Sir Robert Christopher 'Robin' Mackworth-Young (12 February 1920 – 5 December 2000), was a British academic and librarian, who served as Royal Librarian from 1958 until 1985.

== Early life and education ==
The son of Gerard Mackworth Young, a civil servant in British India, and Natalie née Hely-Hutchinson, he was educated at Eton College and King's College, Cambridge, where he was President of the Union.

== Second World War ==
Upon the outbreak of the Second World War, Mackworth-Young was commissioned into the Royal Air Force, seeing active service in the Middle East and the Normandy Campaign.
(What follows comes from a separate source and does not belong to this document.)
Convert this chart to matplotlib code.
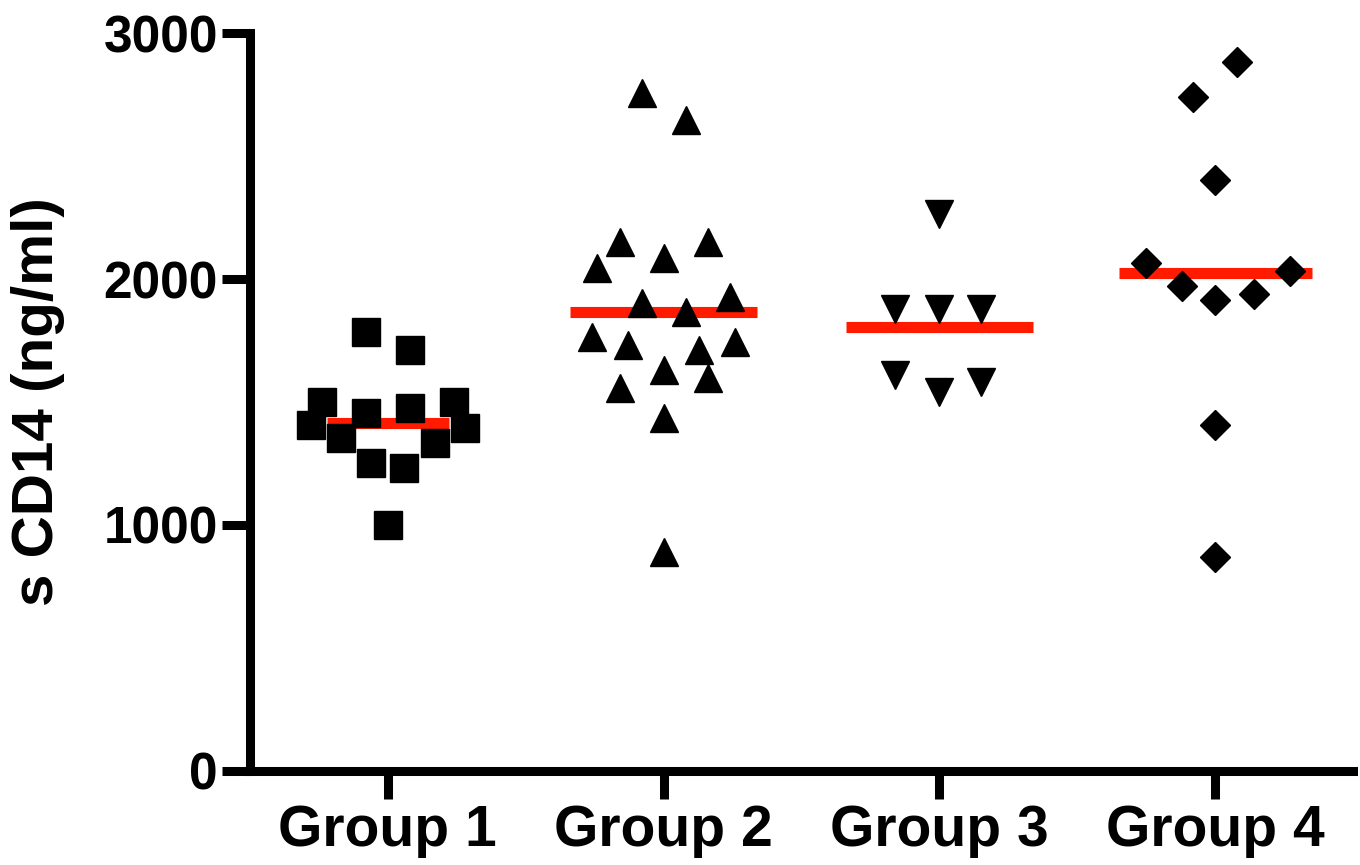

Promoted Squadron Leader, in 1948 he left the RAF to join the Foreign Office.

== Royal Librarian ==
In 1955, Mackworth-Young was appointed as librarian to the Royal Household at Windsor Castle. In 1958 he succeeded Sir Owen Morshead as Royal Librarian. In 1961 he was appointed a Member of the Royal Victorian Order, being promoted Knight Commander in 1975 and Knight Grand Cross in 1985. Elected FSA and Hon FLA, he was a member of the Roxburghe Club from 1965. Upon his retirement in 1985 Sir Robin was given ad vitam the honorary title of Emeritus Librarian by Elizabeth II.

===Publications===
- Sandringham (1978)
- The History & Treasures Of Windsor Castle (1980)
- Windsor Castle (1997)

==Family==
He married in 1953, Rosemarie, daughter of Major Werner Carl Rudolph Aue (1891–1977), of Menton, France, leaving an only child:

- Professor Charles Gerard Mackworth-Young (born 1954), Prime Warden Goldsmith (2023/24), married 1981 Lady Iona Lindsay, younger daughter of Robert, 29th Earl of Crawford and Balcarres , having one son and two daughters.